Dolphin circumnavigated the world for a second time, under the command of Samuel Wallis. Her master's mate, John Gore, was among a number of the crew from Byron's circumnavigation who crewed with Wallis. The master on this voyage, George Robertson, subsequently wrote a book The discovery of Tahiti; a journal of the second voyage of H.M.S. Dolphin round the world under the command of Captain Wallis, R.N., in the years 1766, 1767, and 1768, written by her master. Dolphin sailed in 1766 in the company of , under the command of Philip Carteret, who had served on Byron's circumnavigation.

During the circumnavigation, the ship carried a new system for the distillation of fresh water from salt water using heated steam as proposed by James Lind that the Commissioners of the Admiralty had requested the ship trial.

Dolphin dropped anchor at the peninsula of Tahiti Iti ("small Tahiti", Taiarapu) on 17 June 1767 but quickly left to find a better anchorage. Wallis chose Matavai Bay on 23 June. Although the Spanish had visited the Marquesas Islands in 1595, some 170 years earlier, Wallis officially took possession of Otaheiti, which he named "King George III Island". (About a year later, French navigator Louis-Antoine de Bougainville landed at Hitiaa on the opposite side of Tahiti and unaware of Wallis's earlier visit, claimed it for the King of France.)

Early on, canoes approached Dolphin and at a signal its occupants launched a storm of stones at the British, who replied with grapeshot.

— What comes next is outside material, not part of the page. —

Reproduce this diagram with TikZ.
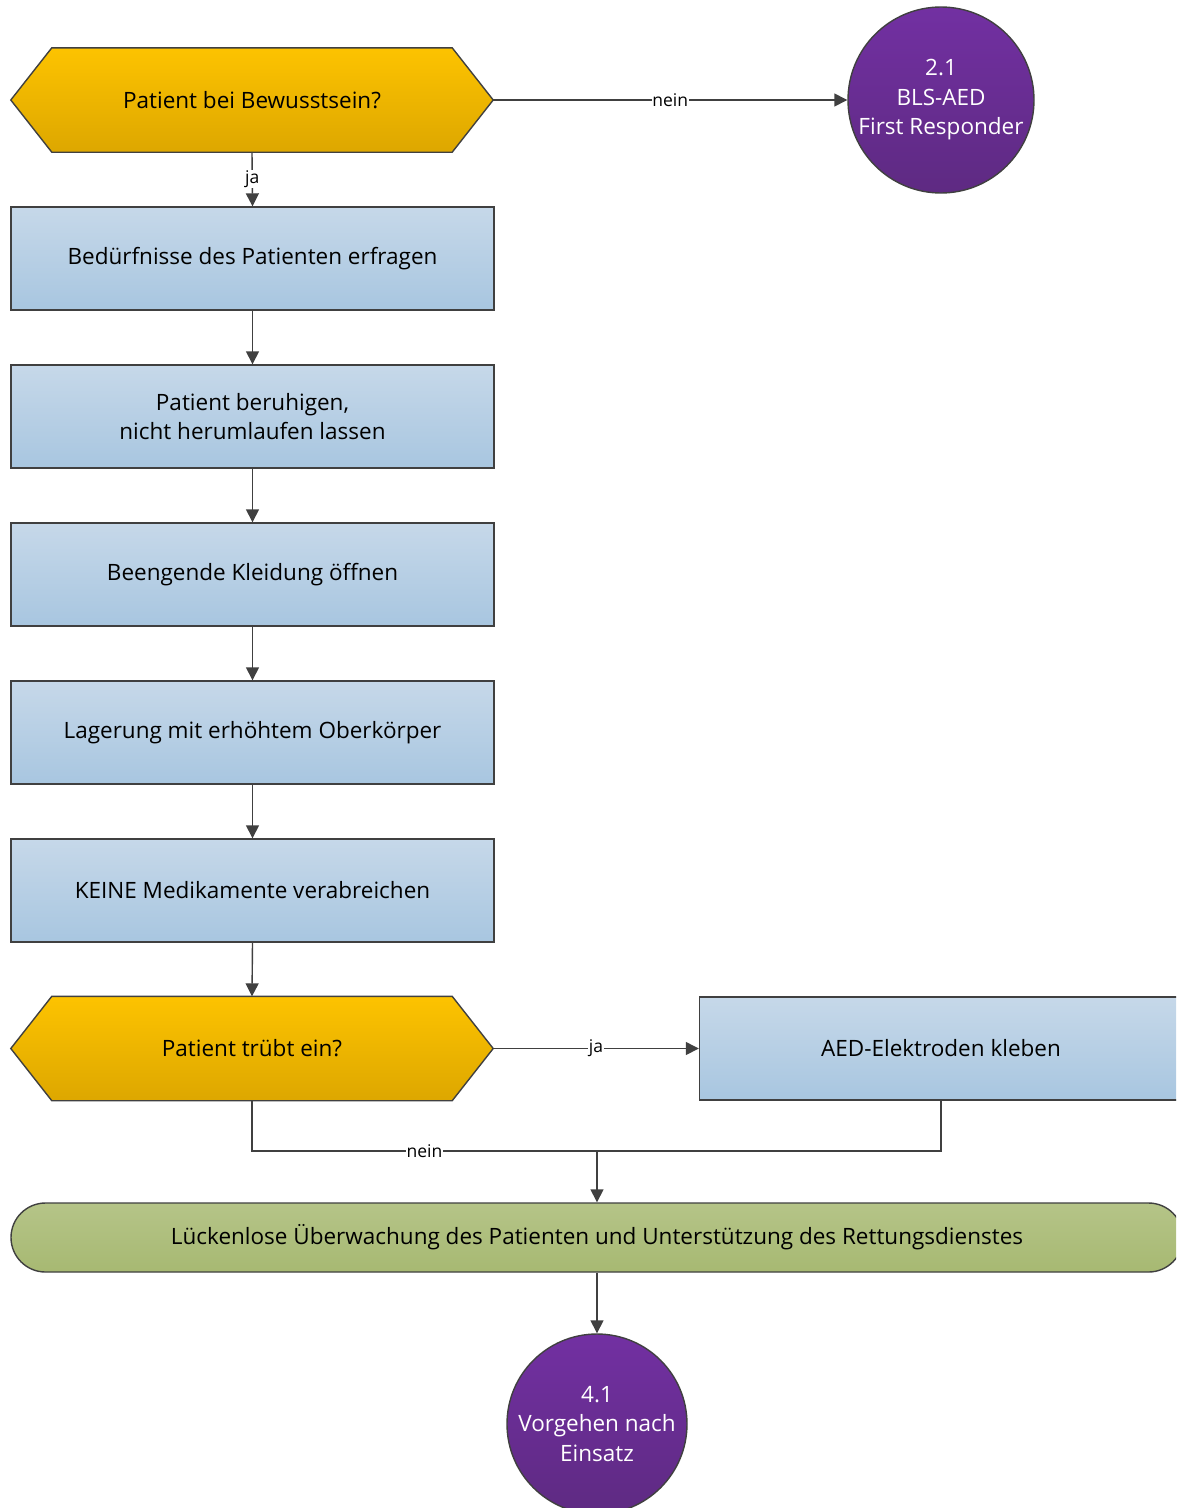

Dolphin's gunnery cut the canoe in two, killing most of its occupants. Wallis then sent his carpenters ashore to cut the eighty-some canoes there in half. Eventually, friendly relations were established between the British sailors and the locals, including Queen Purea. The relationships became particularly friendly when the sailors discovered that the women were eager to exchange sex for iron. This trade became so extensive that the loss of nails started to threaten Dolphin's physical integrity.